According to Citi, the policy “will apply across the firm, including to small business, commercial and institutional clients, as well as credit card partners, whether co-brand or private label.”
Citi is obviously attempting to use its power and leverage to force onerous and extra-legal requirements on its customers. It is an amazingly ignorant and tone-deaf response from the company, but one that many firearms owners had feared might one day occur.
Thanks to federal banking laws and regulations, the American banking system has become increasingly centralized. Banks have colluded with the government since the Republic’s inception, but that collusion has become ever greater over the past century. Aside from perhaps defense contractors, no other industry is able to privatize its profits and socialize its losses (TARP bailout, Federal Reserve lending facilities, Federal Reserve as a lender of last resort,etc.).
Banks want to be treated like public utilities and bailed out of the problems they make when it suits them, but then want to turn around and dictate to their customers what they can and cannot sell and to whom. In a free market, of course, customers would be free to boycott Citibank and stop using their services. Other competitors could take advantage of Citibank’s policy to attract new business. Unfortunately, the barriers to entry are so high in the financial services industry that starting up a new gun-friendly bank is very difficult to do.

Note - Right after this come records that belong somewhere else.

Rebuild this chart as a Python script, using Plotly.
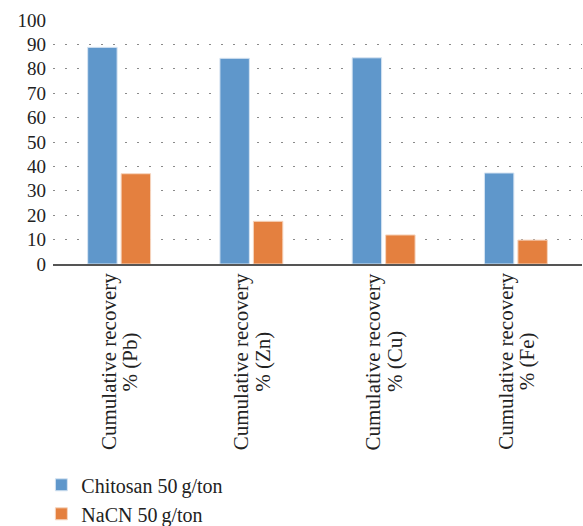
import plotly.graph_objects as go

# Categories and recovery values (%)
categories = ["Cumulative recovery<br>% (Pb)", "Cumulative recovery<br>% (Zn)",
              "Cumulative recovery<br>% (Cu)", "Cumulative recovery<br>% (Fe)"]
chitosan = [88.8, 84.3, 84.5, 37.3]
nacn = [37.0, 17.5, 11.9, 9.8]
series_names = ["Chitosan 50\u2009g/ton", "NaCN 50\u2009g/ton"]
y_ticks = [0, 10, 20, 30, 40, 50, 60, 70, 80, 90, 100]

FONT = "Liberation Serif"
BLUE = "#5F97CB"
ORANGE = "#E4803F"

fig = go.Figure()
fig.add_trace(go.Bar(x=categories, y=chitosan, name=series_names[0],
                     marker=dict(color=BLUE, line=dict(color="#D6E4F2", width=1))))
fig.add_trace(go.Bar(x=categories, y=nacn, name=series_names[1],
                     marker=dict(color=ORANGE, line=dict(color="#F6D5BF", width=1))))

# Category labels: rotated, each line centred on the same midpoint, tight line spacing
for c in categories:
    lines = c.split("<br>")
    for i, line in enumerate(lines):
        fig.add_annotation(x=c, xref="x", y=-0.40, yref="paper",
                           text=line, textangle=-90, showarrow=False,
                           xanchor="center", yanchor="middle",
                           xshift=(i - (len(lines) - 1) / 2) * 21.5,
                           font=dict(family=FONT, size=21, color="#222222"))

fig.update_layout(
    width=583, height=526,
    margin=dict(l=53, r=1, t=20, b=262, autoexpand=False),
    plot_bgcolor="white", paper_bgcolor="white",
    barmode="group", bargap=0.494, bargroupgap=0.12,
    font=dict(family=FONT, size=19, color="#222222"),
    showlegend=True,
    legend=dict(x=-0.022, xanchor="left", y=-0.825, yanchor="top",
                orientation="v", tracegroupgap=0, itemwidth=30,
                font=dict(family=FONT, size=20, color="#222222"),
                bgcolor="rgba(0,0,0,0)"),
)
fig.update_xaxes(showticklabels=False, showgrid=False, ticks="",
                 showline=True, linecolor="#555555", linewidth=2)
fig.update_yaxes(range=[0, 100], tickvals=y_ticks, showline=False, zeroline=False,
                 showgrid=True, gridcolor="#8a8a8a", gridwidth=1, griddash="2px,10px",
                 ticks="", ticklabelstandoff=6,
                 tickfont=dict(family=FONT, size=19, color="#222222"))

fig.write_html("out.html")
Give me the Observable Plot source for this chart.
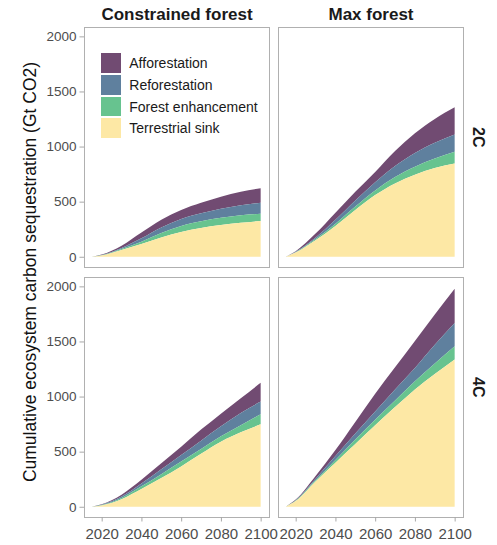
<!DOCTYPE html>
<html>
<head>
<meta charset="utf-8">
<script src="https://cdn.jsdelivr.net/npm/d3@7"></script>
<script src="https://cdn.jsdelivr.net/npm/@observablehq/plot@0.6"></script>
<style>
  body { margin: 0; background: #fff; font-family: "Liberation Sans", Arial, sans-serif; }
  #wrap { position: relative; width: 497px; height: 545px; overflow: hidden; }
  #wrap svg { position: absolute; left: 0; top: 0; }
  .ytitle { position: absolute; left: 31px; top: 272px; transform: translate(-50%, -50%) rotate(-90deg);
            white-space: nowrap; font-size: 17.5px; line-height: 1; color: #111; }
  .legend { position: absolute; left: 100.7px; top: 52.3px; }
  .legend .row { display: flex; align-items: center; height: 21.7px; }
  .legend .key { width: 20px; height: 19.5px; margin-right: 8.6px; }
  .legend .lab { font-size: 14px; color: #1a1a1a; white-space: nowrap; }
</style>
</head>
<body>
<div id="wrap"></div>
<script>
// ---- data ----
const years = [2015, 2020, 2030, 2040, 2050, 2060, 2070, 2080, 2090, 2100];
const components = ["Afforestation", "Reforestation", "Forest enhancement", "Terrestrial sink"];
const colors = ["#714b72", "#5f809e", "#67c38f", "#fde8a5"];
const scenarios = ["Constrained forest", "Max forest"];
const warming = ["2C", "4C"];
const xTicks = [2020, 2040, 2060, 2080, 2100];
const yTicks = [0, 500, 1000, 1500, 2000];
const yTitle = "Cumulative ecosystem carbon sequestration (Gt CO2)";

// 2C / Constrained forest
const c2_affor  = [0, 4, 20, 53, 70, 83, 96, 110, 122, 130];
const c2_refor  = [0, 2, 10, 30, 50, 62, 72, 82, 92, 100];
const c2_forest = [0, 2, 8, 22, 40, 55, 60, 65, 68, 67];
const c2_terr   = [0, 12, 62, 115, 175, 225, 262, 288, 308, 324];
// 2C / Max forest
const m2_affor  = [0, 6, 35, 65, 80, 95, 137, 178, 215, 247];
const m2_refor  = [0, 4, 15, 35, 55, 73, 100, 125, 144, 157];
const m2_forest = [0, 3, 10, 20, 30, 42, 58, 72, 86, 106];
const m2_terr   = [0, 38, 150, 280, 425, 560, 665, 745, 805, 846];
// 4C / Constrained forest
const c4_affor  = [0, 4, 18, 35, 55, 75, 100, 115, 135, 170];
const c4_refor  = [0, 3, 12, 25, 45, 60, 75, 90, 110, 116];
const c4_forest = [0, 3, 12, 25, 35, 45, 45, 50, 65, 91];
const c4_terr   = [0, 12, 68, 160, 260, 365, 480, 590, 675, 748];
// 4C / Max forest
const m4_affor  = [0, 5, 25, 55, 105, 160, 200, 245, 275, 310];
const m4_refor  = [0, 4, 15, 35, 55, 75, 100, 120, 170, 211];
const m4_forest = [0, 4, 10, 25, 40, 50, 60, 75, 95, 121];
const m4_terr   = [0, 52, 230, 400, 570, 740, 905, 1065, 1205, 1336];

const panels = [
  {col: scenarios[0], row: warming[0], series: [c2_affor, c2_refor, c2_forest, c2_terr]},
  {col: scenarios[1], row: warming[0], series: [m2_affor, m2_refor, m2_forest, m2_terr]},
  {col: scenarios[0], row: warming[1], series: [c4_affor, c4_refor, c4_forest, c4_terr]},
  {col: scenarios[1], row: warming[1], series: [m4_affor, m4_refor, m4_forest, m4_terr]}
];
const data = panels.flatMap(p => components.flatMap((c, i) =>
  years.map((yr, j) => ({col: p.col, row: p.row, component: c, year: yr, value: p.series[i][j]}))));
const rowLabels = warming.map(w => ({col: scenarios[1], row: w, label: w}));

const chart = Plot.plot({
  width: 497, height: 545,
  marginLeft: 83.5, marginRight: 33.3, marginTop: 27.3, marginBottom: 27.3,
  style: {fontFamily: "'Liberation Sans', Arial, sans-serif", background: "transparent"},
  x: {domain: [2011.1, 2104.2]},
  y: {domain: [-93, 2085]},
  fx: {domain: scenarios, paddingInner: 0.0463, paddingOuter: 0},
  fy: {domain: warming, paddingInner: 0.0384, paddingOuter: 0, axis: null},
  color: {domain: components, range: colors},
  marks: [
    Plot.areaY(data, {fx: "col", fy: "row", x: "year", y: "value", fill: "component",
      order: components.slice().reverse(), curve: "monotone-x"}),
    Plot.frame({stroke: "#b0b0b0", strokeWidth: 1}),
    Plot.axisX({ticks: xTicks, tickFormat: d => String(d), tickSize: 4.5, tickPadding: 6,
      stroke: "#a8a8a8", fill: "#4d4d4d", fontSize: 15, label: null}),
    Plot.axisY({ticks: yTicks, tickFormat: d => String(d), tickSize: 4.5, tickPadding: 3.5,
      stroke: "#a8a8a8", fill: "#4d4d4d", fontSize: 13.5, label: null}),
    Plot.axisFx({anchor: "top", label: null, tickSize: 0, tickPadding: 8,
      fontSize: 17, fontWeight: "bold", fill: "#1a1a1a"}),
    Plot.text(rowLabels, {fx: "col", fy: "row", text: "label", frameAnchor: "right",
      rotate: 90, dx: 15, fontSize: 16, fontWeight: "bold", fill: "#1a1a1a"})
  ]
});

const wrap = document.getElementById("wrap");
wrap.appendChild(chart);

const t = document.createElement("div");
t.className = "ytitle";
t.textContent = yTitle;
wrap.appendChild(t);

const lg = document.createElement("div");
lg.className = "legend";
components.forEach((c, i) => {
  const r = document.createElement("div");
  r.className = "row";
  const k = document.createElement("div");
  k.className = "key";
  k.style.background = colors[i];
  const l = document.createElement("span");
  l.className = "lab";
  l.textContent = c;
  r.appendChild(k); r.appendChild(l);
  lg.appendChild(r);
});
wrap.appendChild(lg);
</script>
</body>
</html>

Thankfully we have enough vestiges of a free market left in this country that many Citibank customers may very well end up closing their Citi bank accounts and credit cards and moving to credit unions or small community banks. By the comments on Citi’s blogs, it certainly appears that Citi has brought onto itself a firestorm of condemnation from its customers. If the unhappiness with Citi’s new policy grows strong enough and Citi loses enough business, that might prove a cautionary tale for any other financial companies who seek to adopt similarly draconian policies.